-- WHAT TO WORK ON --
In full and without alteration, repeat the material.

-- DATA PROVIDED --
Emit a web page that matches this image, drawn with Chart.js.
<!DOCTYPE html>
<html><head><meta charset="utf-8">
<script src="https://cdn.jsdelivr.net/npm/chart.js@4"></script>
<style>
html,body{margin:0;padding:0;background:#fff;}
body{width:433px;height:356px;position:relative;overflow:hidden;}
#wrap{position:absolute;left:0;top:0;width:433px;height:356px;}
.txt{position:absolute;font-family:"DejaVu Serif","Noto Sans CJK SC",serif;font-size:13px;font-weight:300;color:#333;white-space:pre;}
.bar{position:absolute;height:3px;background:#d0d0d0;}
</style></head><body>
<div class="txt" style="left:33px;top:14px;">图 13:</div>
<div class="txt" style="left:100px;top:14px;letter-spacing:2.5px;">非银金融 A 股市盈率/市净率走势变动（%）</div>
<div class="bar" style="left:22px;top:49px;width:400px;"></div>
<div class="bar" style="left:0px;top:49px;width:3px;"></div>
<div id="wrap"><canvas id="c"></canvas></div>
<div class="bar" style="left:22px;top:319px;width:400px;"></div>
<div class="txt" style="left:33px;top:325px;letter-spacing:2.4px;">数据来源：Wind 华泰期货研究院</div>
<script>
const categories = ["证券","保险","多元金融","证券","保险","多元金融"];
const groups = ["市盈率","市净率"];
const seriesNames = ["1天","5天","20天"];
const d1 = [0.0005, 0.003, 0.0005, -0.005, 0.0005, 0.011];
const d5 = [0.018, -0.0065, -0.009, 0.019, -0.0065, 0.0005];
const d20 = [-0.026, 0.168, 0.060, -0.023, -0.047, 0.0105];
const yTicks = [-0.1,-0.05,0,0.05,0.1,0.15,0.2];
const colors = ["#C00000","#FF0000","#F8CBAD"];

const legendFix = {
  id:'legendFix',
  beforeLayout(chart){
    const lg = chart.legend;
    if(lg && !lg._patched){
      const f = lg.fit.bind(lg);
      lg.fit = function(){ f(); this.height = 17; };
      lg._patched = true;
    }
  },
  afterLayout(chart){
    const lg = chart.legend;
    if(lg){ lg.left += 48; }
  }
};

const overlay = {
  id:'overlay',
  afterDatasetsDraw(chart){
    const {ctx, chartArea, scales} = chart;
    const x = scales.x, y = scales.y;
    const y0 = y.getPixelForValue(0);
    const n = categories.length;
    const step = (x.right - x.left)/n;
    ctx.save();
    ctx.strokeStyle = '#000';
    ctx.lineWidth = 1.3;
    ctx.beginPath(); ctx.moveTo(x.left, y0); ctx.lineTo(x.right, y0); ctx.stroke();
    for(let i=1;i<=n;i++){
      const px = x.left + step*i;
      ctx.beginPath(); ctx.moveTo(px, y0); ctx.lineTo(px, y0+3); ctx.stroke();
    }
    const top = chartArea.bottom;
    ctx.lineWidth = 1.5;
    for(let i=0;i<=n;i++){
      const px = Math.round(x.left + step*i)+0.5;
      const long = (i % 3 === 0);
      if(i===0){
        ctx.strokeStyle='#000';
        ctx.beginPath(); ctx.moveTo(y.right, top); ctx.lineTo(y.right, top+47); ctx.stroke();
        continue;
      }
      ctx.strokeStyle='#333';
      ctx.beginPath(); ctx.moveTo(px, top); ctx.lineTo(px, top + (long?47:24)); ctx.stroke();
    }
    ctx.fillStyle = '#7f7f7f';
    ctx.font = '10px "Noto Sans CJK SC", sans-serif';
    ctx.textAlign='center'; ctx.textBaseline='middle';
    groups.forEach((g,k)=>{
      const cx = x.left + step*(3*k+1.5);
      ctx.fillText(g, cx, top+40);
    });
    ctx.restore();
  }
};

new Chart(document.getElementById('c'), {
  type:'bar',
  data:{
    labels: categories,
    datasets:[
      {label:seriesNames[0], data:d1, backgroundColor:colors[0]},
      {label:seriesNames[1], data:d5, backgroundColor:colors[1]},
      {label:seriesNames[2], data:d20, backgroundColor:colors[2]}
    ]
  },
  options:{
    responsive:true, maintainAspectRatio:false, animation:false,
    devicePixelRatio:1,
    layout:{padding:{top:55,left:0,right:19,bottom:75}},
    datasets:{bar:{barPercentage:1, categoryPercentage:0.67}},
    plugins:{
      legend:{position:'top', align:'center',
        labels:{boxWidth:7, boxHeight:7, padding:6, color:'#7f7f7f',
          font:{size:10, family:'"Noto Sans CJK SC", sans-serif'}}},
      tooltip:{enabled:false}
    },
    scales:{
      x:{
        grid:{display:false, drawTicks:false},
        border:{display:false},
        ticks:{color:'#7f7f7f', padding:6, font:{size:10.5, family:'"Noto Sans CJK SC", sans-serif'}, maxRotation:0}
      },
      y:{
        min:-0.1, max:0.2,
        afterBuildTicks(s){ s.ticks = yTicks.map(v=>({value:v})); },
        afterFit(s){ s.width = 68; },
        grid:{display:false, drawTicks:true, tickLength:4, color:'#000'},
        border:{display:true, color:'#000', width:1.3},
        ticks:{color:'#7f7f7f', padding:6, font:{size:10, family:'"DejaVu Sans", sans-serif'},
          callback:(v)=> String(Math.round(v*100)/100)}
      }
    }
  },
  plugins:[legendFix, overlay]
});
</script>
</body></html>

-- RESULT OF THE EXERCISE --
Emit a web page that matches this image, drawn with Chart.js.
<!DOCTYPE html>
<html><head><meta charset="utf-8">
<script src="https://cdn.jsdelivr.net/npm/chart.js@4"></script>
<style>
html,body{margin:0;padding:0;background:#fff;}
body{width:433px;height:356px;position:relative;overflow:hidden;}
#wrap{position:absolute;left:0;top:0;width:433px;height:356px;}
.txt{position:absolute;font-family:"DejaVu Serif","Noto Sans CJK SC",serif;font-size:13px;font-weight:300;color:#333;white-space:pre;}
.bar{position:absolute;height:3px;background:#d0d0d0;}
</style></head><body>
<div class="txt" style="left:33px;top:14px;">图 13:</div>
<div class="txt" style="left:100px;top:14px;letter-spacing:2.5px;">非银金融 A 股市盈率/市净率走势变动（%）</div>
<div class="bar" style="left:22px;top:49px;width:400px;"></div>
<div class="bar" style="left:0px;top:49px;width:3px;"></div>
<div id="wrap"><canvas id="c"></canvas></div>
<div class="bar" style="left:22px;top:319px;width:400px;"></div>
<div class="txt" style="left:33px;top:325px;letter-spacing:2.4px;">数据来源：Wind 华泰期货研究院</div>
<script>
const categories = ["证券","保险","多元金融","证券","保险","多元金融"];
const groups = ["市盈率","市净率"];
const seriesNames = ["1天","5天","20天"];
const d1 = [0.0005, 0.003, 0.0005, -0.005, 0.0005, 0.011];
const d5 = [0.018, -0.0065, -0.009, 0.019, -0.0065, 0.0005];
const d20 = [-0.026, 0.168, 0.060, -0.023, -0.047, 0.0105];
const yTicks = [-0.1,-0.05,0,0.05,0.1,0.15,0.2];
const colors = ["#C00000","#FF0000","#F8CBAD"];

const legendFix = {
  id:'legendFix',
  beforeLayout(chart){
    const lg = chart.legend;
    if(lg && !lg._patched){
      const f = lg.fit.bind(lg);
      lg.fit = function(){ f(); this.height = 17; };
      lg._patched = true;
    }
  },
  afterLayout(chart){
    const lg = chart.legend;
    if(lg){ lg.left += 48; }
  }
};

const overlay = {
  id:'overlay',
  afterDatasetsDraw(chart){
    const {ctx, chartArea, scales} = chart;
    const x = scales.x, y = scales.y;
    const y0 = y.getPixelForValue(0);
    const n = categories.length;
    const step = (x.right - x.left)/n;
    ctx.save();
    ctx.strokeStyle = '#000';
    ctx.lineWidth = 1.3;
    ctx.beginPath(); ctx.moveTo(x.left, y0); ctx.lineTo(x.right, y0); ctx.stroke();
    for(let i=1;i<=n;i++){
      const px = x.left + step*i;
      ctx.beginPath(); ctx.moveTo(px, y0); ctx.lineTo(px, y0+3); ctx.stroke();
    }
    const top = chartArea.bottom;
    ctx.lineWidth = 1.5;
    for(let i=0;i<=n;i++){
      const px = Math.round(x.left + step*i)+0.5;
      const long = (i % 3 === 0);
      if(i===0){
        ctx.strokeStyle='#000';
        ctx.beginPath(); ctx.moveTo(y.right, top); ctx.lineTo(y.right, top+47); ctx.stroke();
        continue;
      }
      ctx.strokeStyle='#333';
      ctx.beginPath(); ctx.moveTo(px, top); ctx.lineTo(px, top + (long?47:24)); ctx.stroke();
    }
    ctx.fillStyle = '#7f7f7f';
    ctx.font = '10px "Noto Sans CJK SC", sans-serif';
    ctx.textAlign='center'; ctx.textBaseline='middle';
    groups.forEach((g,k)=>{
      const cx = x.left + step*(3*k+1.5);
      ctx.fillText(g, cx, top+40);
    });
    ctx.restore();
  }
};

new Chart(document.getElementById('c'), {
  type:'bar',
  data:{
    labels: categories,
    datasets:[
      {label:seriesNames[0], data:d1, backgroundColor:colors[0]},
      {label:seriesNames[1], data:d5, backgroundColor:colors[1]},
      {label:seriesNames[2], data:d20, backgroundColor:colors[2]}
    ]
  },
  options:{
    responsive:true, maintainAspectRatio:false, animation:false,
    devicePixelRatio:1,
    layout:{padding:{top:55,left:0,right:19,bottom:75}},
    datasets:{bar:{barPercentage:1, categoryPercentage:0.67}},
    plugins:{
      legend:{position:'top', align:'center',
        labels:{boxWidth:7, boxHeight:7, padding:6, color:'#7f7f7f',
          font:{size:10, family:'"Noto Sans CJK SC", sans-serif'}}},
      tooltip:{enabled:false}
    },
    scales:{
      x:{
        grid:{display:false, drawTicks:false},
        border:{display:false},
        ticks:{color:'#7f7f7f', padding:6, font:{size:10.5, family:'"Noto Sans CJK SC", sans-serif'}, maxRotation:0}
      },
      y:{
        min:-0.1, max:0.2,
        afterBuildTicks(s){ s.ticks = yTicks.map(v=>({value:v})); },
        afterFit(s){ s.width = 68; },
        grid:{display:false, drawTicks:true, tickLength:4, color:'#000'},
        border:{display:true, color:'#000', width:1.3},
        ticks:{color:'#7f7f7f', padding:6, font:{size:10, family:'"DejaVu Sans", sans-serif'},
          callback:(v)=> String(Math.round(v*100)/100)}
      }
    }
  },
  plugins:[legendFix, overlay]
});
</script>
</body></html>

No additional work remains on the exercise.